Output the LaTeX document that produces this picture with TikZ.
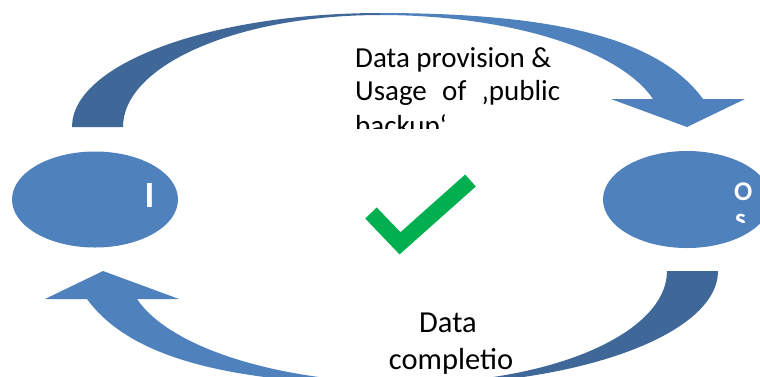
\documentclass[tikz,border=0pt]{standalone}
\usepackage{fontspec}
\setmainfont{Carlito}
\usetikzlibrary{shapes.geometric}
\definecolor{darkblue}{HTML}{3F6797}
\definecolor{lightblue}{HTML}{4F81BD}
\definecolor{checkgreen}{HTML}{00B050}
\tikzset{
  blob/.style={ellipse, fill=lightblue, draw=none, inner sep=0pt},
  toplabel/.style={inner sep=0pt, font=\fontsize{29}{33}\selectfont},
  botlabel/.style={inner sep=0pt, font=\fontsize{30.5}{40}\selectfont},
  whitelabel/.style={inner sep=0pt, text=white},
  checkline/.style={draw=checkgreen, line width=16pt, line join=miter}
}
\newcommand{\CurvedArrowShape}{%
  \fill[darkblue] (72,127) .. controls (72,64) and (210,13) .. (380.5,13)
    -- (380.5,15) .. controls (238,15) and (123,65) .. (123,127) -- cycle;
  \fill[lightblue] (380,13) .. controls (560,13) and (660,40) .. (703,99)
    -- (745,99) -- (687,127) -- (611,99) -- (653,99)
    .. controls (620,50) and (510,15) .. (380,15) -- cycle;
}
\begin{document}
\begin{tikzpicture}[x=1pt,y=-1pt]
\useasboundingbox (0,0) rectangle (760,376);
\clip (0,0) rectangle (760,376);

% curved arrows
\CurvedArrowShape
\begin{scope}[rotate around={180:(395,199)}]
  \CurvedArrowShape
\end{scope}

% ellipses
\node[blob, minimum width=166pt, minimum height=96pt] (left) at (95,199.5) {};
\node[blob, minimum width=168pt, minimum height=97pt] (right) at (687,199.5) {};

% ellipse texts
\node[whitelabel, anchor=base, font=\fontsize{37}{37}\selectfont\bfseries] (ltext) at (149.5,207.5) {I};
\node[whitelabel, anchor=base west, font=\fontsize{27}{27}\selectfont\bfseries] (rtext1) at (734,200) {O};
\begin{scope}
  \clip (700,170) rectangle (760,222.5);
  \node[whitelabel, anchor=base west, font=\fontsize{27}{27}\selectfont\bfseries] (rtext2) at (735,227) {s};
\end{scope}

% top label
\node[toplabel, anchor=base west] (t1) at (355,67) {\hbox to 196pt{Data\hfill provision\hfill\&}};
\node[toplabel, anchor=base west] (t2) at (355,100) {\hbox to 205pt{Usage\hfill of\hfill ‚public}};
\begin{scope}
  \clip (330,100) rectangle (600,128);
  \node[toplabel, anchor=base west] (t3) at (355,135) {backup‘};
\end{scope}

% bottom label
\node[botlabel, anchor=base] (b1) at (448,332) {Data};
\node[botlabel, anchor=base] (b2) at (451,369) {completio};

% check mark
\coordinate (ca) at (371,213);
\coordinate (cv) at (400,243.3);
\coordinate (cb) at (470.5,180.5);
\draw[checkline] (ca) -- (cv) -- (cb);
\end{tikzpicture}
\end{document}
━━━━━━━━━━━━━━━━━━━━━━━━━━━━━━
EXERCISE>
Set down the material above as is, without any pictures.

THE COMPLETED TASK>
Output the LaTeX document that produces this picture with TikZ.
\documentclass[tikz,border=0pt]{standalone}
\usepackage{fontspec}
\setmainfont{Carlito}
\usetikzlibrary{shapes.geometric}
\definecolor{darkblue}{HTML}{3F6797}
\definecolor{lightblue}{HTML}{4F81BD}
\definecolor{checkgreen}{HTML}{00B050}
\tikzset{
  blob/.style={ellipse, fill=lightblue, draw=none, inner sep=0pt},
  toplabel/.style={inner sep=0pt, font=\fontsize{29}{33}\selectfont},
  botlabel/.style={inner sep=0pt, font=\fontsize{30.5}{40}\selectfont},
  whitelabel/.style={inner sep=0pt, text=white},
  checkline/.style={draw=checkgreen, line width=16pt, line join=miter}
}
\newcommand{\CurvedArrowShape}{%
  \fill[darkblue] (72,127) .. controls (72,64) and (210,13) .. (380.5,13)
    -- (380.5,15) .. controls (238,15) and (123,65) .. (123,127) -- cycle;
  \fill[lightblue] (380,13) .. controls (560,13) and (660,40) .. (703,99)
    -- (745,99) -- (687,127) -- (611,99) -- (653,99)
    .. controls (620,50) and (510,15) .. (380,15) -- cycle;
}
\begin{document}
\begin{tikzpicture}[x=1pt,y=-1pt]
\useasboundingbox (0,0) rectangle (760,376);
\clip (0,0) rectangle (760,376);

% curved arrows
\CurvedArrowShape
\begin{scope}[rotate around={180:(395,199)}]
  \CurvedArrowShape
\end{scope}

% ellipses
\node[blob, minimum width=166pt, minimum height=96pt] (left) at (95,199.5) {};
\node[blob, minimum width=168pt, minimum height=97pt] (right) at (687,199.5) {};

% ellipse texts
\node[whitelabel, anchor=base, font=\fontsize{37}{37}\selectfont\bfseries] (ltext) at (149.5,207.5) {I};
\node[whitelabel, anchor=base west, font=\fontsize{27}{27}\selectfont\bfseries] (rtext1) at (734,200) {O};
\begin{scope}
  \clip (700,170) rectangle (760,222.5);
  \node[whitelabel, anchor=base west, font=\fontsize{27}{27}\selectfont\bfseries] (rtext2) at (735,227) {s};
\end{scope}

% top label
\node[toplabel, anchor=base west] (t1) at (355,67) {\hbox to 196pt{Data\hfill provision\hfill\&}};
\node[toplabel, anchor=base west] (t2) at (355,100) {\hbox to 205pt{Usage\hfill of\hfill ‚public}};
\begin{scope}
  \clip (330,100) rectangle (600,128);
  \node[toplabel, anchor=base west] (t3) at (355,135) {backup‘};
\end{scope}

% bottom label
\node[botlabel, anchor=base] (b1) at (448,332) {Data};
\node[botlabel, anchor=base] (b2) at (451,369) {completio};

% check mark
\coordinate (ca) at (371,213);
\coordinate (cv) at (400,243.3);
\coordinate (cb) at (470.5,180.5);
\draw[checkline] (ca) -- (cv) -- (cb);
\end{tikzpicture}
\end{document}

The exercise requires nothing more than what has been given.